3) Skeletal muscle activity may help regulate the sleep-wake cycle- Research has shown that a muscle-derived protein may be useful in regulating our circadian rhythms. So, if you’re having sleep trouble, perhaps some exercise is all you need!

*Note there are many more benefits listed here.


If you’re someone who has ever suffered from a mental health disorder, you know that it’s very easy to turn to drugs, supplements, or even alcohol for relief. I told you how therapeutic exercise is for me, but does it compare to conventional treatments for mental health disorders such as depression? Let’s look at the research to confirm:

Review of the research on exercise and depression:


  • This paper is a comprehensive review of the treatment available for depression and the current research of exercise as a treatment for depression. It is not a research study, rather it is a comprehensive review of the available research.

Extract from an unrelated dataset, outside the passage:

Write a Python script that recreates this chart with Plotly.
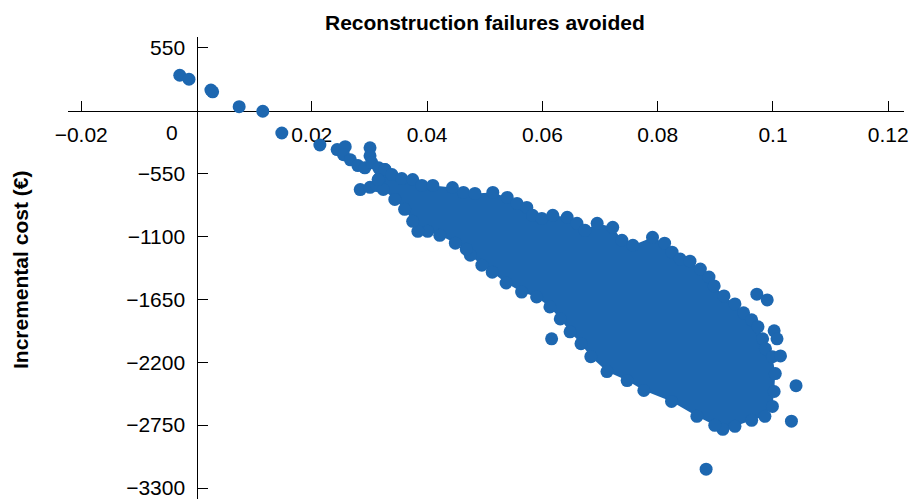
import plotly.graph_objects as go

# ---- data (x = reconstruction failures avoided, y = incremental cost in EUR)
lead_x = [-0.0029, -0.0013, 0.0025, 0.0028, 0.0074, 0.0115, 0.0148, 0.0214]
lead_y = [310, 275, 180, 165, 35, -5, -195, -300]

cluster_x = [0.0244, 0.0258, 0.0255, 0.0267, 0.0280, 0.0292, 0.0301, 0.0301, 0.0304,
             0.0316, 0.0284, 0.0301, 0.0313, 0.0318, 0.0327]
cluster_y = [-340, -315, -385, -430, -480, -500, -325, -395, -455,
             -500, -690, -670, -655, -585, -515]

outlier_x = [0.0616, 0.0884, 0.1040, 0.1032, 0.0972, 0.0990, 0.1002, 0.1007, 0.1013]
outlier_y = [-1995, -3135, -2405, -2715, -1605, -1655, -1925, -1995, -2145]

# outer ring of the dense simulation cloud (points along its edge, in order)
edge_x = [0.0327, 0.0339, 0.0356, 0.0375, 0.0391, 0.0410, 0.0444, 0.0463, 0.0483, 0.0514,
          0.0539, 0.0556, 0.0573, 0.0583, 0.0599, 0.0618, 0.0643, 0.0660, 0.0674, 0.0695,
          0.0722, 0.0738, 0.0757, 0.0791, 0.0812, 0.0825, 0.0839, 0.0856, 0.0874, 0.0889,
          0.0898, 0.0915, 0.0934, 0.0949, 0.0963, 0.0974, 0.0982, 0.0987, 0.0999, 0.1004,
          0.1002, 0.0999, 0.0986, 0.0963, 0.0934, 0.0913, 0.0899, 0.0868, 0.0824, 0.0776,
          0.0747, 0.0712, 0.0684, 0.0667, 0.0648, 0.0631, 0.0613, 0.0590, 0.0564, 0.0537,
          0.0513, 0.0495, 0.0475, 0.0468, 0.0449, 0.0422, 0.0401, 0.0384, 0.0375, 0.0361,
          0.0344, 0.0324, 0.0315]
edge_y = [-515, -559, -594, -602, -654, -654, -672, -715, -724, -715,
          -759, -811, -846, -915, -942, -915, -933, -985, -1046, -985,
          -1020, -1133, -1177, -1107, -1159, -1237, -1298, -1316, -1385, -1455,
          -1533, -1620, -1690, -1768, -1829, -1890, -1995, -2082, -2151, -2299,
          -2456, -2586, -2673, -2708, -2760, -2787, -2752, -2673, -2543, -2447,
          -2360, -2282, -2151, -2038, -1934, -1821, -1716, -1629, -1586, -1507,
          -1412, -1351, -1264, -1211, -1159, -1090, -1055, -1055, -968, -863,
          -776, -689, -602]

x_ticks = [-0.02, 0.02, 0.04, 0.06, 0.08, 0.1, 0.12]
x_tick_text = ["\u22120.02", "0.02", "0.04", "0.06", "0.08", "0.1", "0.12"]
y_ticks = [550, -550, -1100, -1650, -2200, -2750, -3300]
y_tick_text = ["550", "\u2212550", "\u22121100", "\u22121650", "\u22122200", "\u22122750", "\u22123300"]

BLUE = "#1d67b0"
FONT = "Liberation Sans, Arial, Helvetica, sans-serif"
TICK_SIZE = 21

fig = go.Figure()

# dense cloud interior
fig.add_trace(go.Scatter(
    x=edge_x + edge_x[:1], y=edge_y + edge_y[:1], mode="lines",
    fill="toself", fillcolor=BLUE, line=dict(width=0, color=BLUE),
    hoverinfo="skip", showlegend=False))

all_x = lead_x + cluster_x + edge_x + outlier_x
all_y = lead_y + cluster_y + edge_y + outlier_y
fig.add_trace(go.Scatter(
    x=all_x, y=all_y, mode="markers",
    marker=dict(size=13, color=BLUE, line=dict(width=0)),
    cliponaxis=False, showlegend=False))

fig.update_layout(
    width=909, height=499,
    margin=dict(l=0, r=0, t=0, b=0),
    paper_bgcolor="white", plot_bgcolor="white",
    font=dict(family=FONT, size=TICK_SIZE, color="black"),
    xaxis=dict(
        domain=[68 / 909, 903.5 / 909], range=[-0.02229, 0.12264],
        anchor="free", position=1 - 110.7 / 499, layer="below traces",
        showline=True, linecolor="black", linewidth=1.3,
        ticks="inside", ticklen=10, tickwidth=1.3, tickcolor="black",
        tickvals=x_ticks, ticktext=x_tick_text, ticklabelstandoff=5,
        ticklabeloverflow="allow",
        showgrid=False, zeroline=False, automargin=False,
        tickfont=dict(family=FONT, size=TICK_SIZE, color="black"),
    ),
    yaxis=dict(
        domain=[0, 1 - 36.7 / 499], range=[-3396, 647],
        anchor="free", position=196.5 / 909,
        showline=True, linecolor="black", linewidth=1.3,
        ticks="inside", ticklen=10, tickwidth=1.3, tickcolor="black",
        tickvals=y_ticks, ticktext=y_tick_text, ticklabelstandoff=7,
        ticklabeloverflow="allow",
        showgrid=False, zeroline=False, automargin=False,
        tickfont=dict(family=FONT, size=TICK_SIZE, color="black"),
    ),
    annotations=[
        dict(text="<b>Reconstruction failures avoided</b>", xref="paper", yref="paper",
             x=485 / 909, y=1 - 22 / 499, xanchor="center", yanchor="middle",
             showarrow=False, font=dict(family=FONT, size=21, color="black")),
        dict(text="<b>Incremental cost (\u20ac)</b>", xref="paper", yref="paper",
             x=20 / 909, y=1 - 270 / 499, xanchor="center", yanchor="middle",
             showarrow=False, textangle=-90,
             font=dict(family=FONT, size=21, color="black")),
        dict(text="0", xref="paper", yref="paper",
             x=172 / 909, y=1 - 133 / 499, xanchor="center", yanchor="middle",
             showarrow=False, font=dict(family=FONT, size=TICK_SIZE, color="black")),
    ],
)

fig.write_html("out.html", config={"displayModeBar": False},
               post_script="document.body.style.margin='0';document.body.style.padding='0';")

  • It started by introducing the pharmacological approach (usually SSRI’s) and mentioning that these treatments work for roughly half of the population, usually those suffering from more severe forms.

  • The paper then goes on to describe psychotherapies, such as cognitive behavioral therapy, which are shown to be fairly effective, especially when combined with other treatment modalities.

  • The paper then presents the case for exercise. The majority of the studies reviewed involved participants performing aerobic exercise, with a few resistance training studies mixed in.


  • One review of 850 individuals participating in randomized controlled trials showed aerobic exercise to reduce depressive scores by 7.5 points. However, the authors did not feel this was significant enough to confirm the benefits of exercise as a treatment modality.

  • In a separate review, researchers compared exercise to standard line of treatment (SSRI’s), placebo, or no treatment. In studies comparing exercise with no treatment or modalities such as cognitive behavioral therapy or pharmacotherapy, it was found that exercise leads to moderate clinical improvements in depressive symptoms.

  • The Duke Smile Studies- This is where things get a bit more interesting. This randomized controlled trial compared exercise, exercise + pharmacotherapy, and pharmacotherapy alone. I like this study because now we can work to really isolate exercise vs. pharmacotherapy. After 16 weeks of treatment, the groups showed no significant clinical difference in symptoms. HOWEVER, at 10-months follow up, those in the exercise group exhibited lower rates of relapse than both other groups and were 50% less likely to be depressed than the non-exercising groups!

Summing It All Up

After going through some of the research, there’s a few things I’ve learned:

1) Exercise is certainly beneficial to learning and memory (via BDNF and VEGF). The most studied modality is aerobic exercise, but there is evidence that HIIT and resistance training induce similar benefits.

2) For those suffering from clinical symptoms of major depression, the best treatment seems to be a mixture of pharmacological therapy, behavioral therapy and exercise prescription.

3) While exercise may not outperform other modalities to a significant degree when examined during randomized controlled trials, it certainly appears that it is the single most effective modality for treating the long-term symptoms associated with depression.

4) Adhering to an exercise program is the best way to prevent relapse of symptoms.

I tried my best to look over the data with as little bias as possible (which is difficult since I just wanted to confirm the benefits of exercise). After doing so, I am convinced that exercise of all forms is protective over our mental health. My reasoning for this (in addition to the points outlined above) is there are also social and behavioral factors at play. Some of my closest friends, mentors, and competitors are those I’ve met through athletics and there is something to be said about the social connection that comes with exercise. I hope you find this information interesting and helpful in optimizing your health and wellbeing!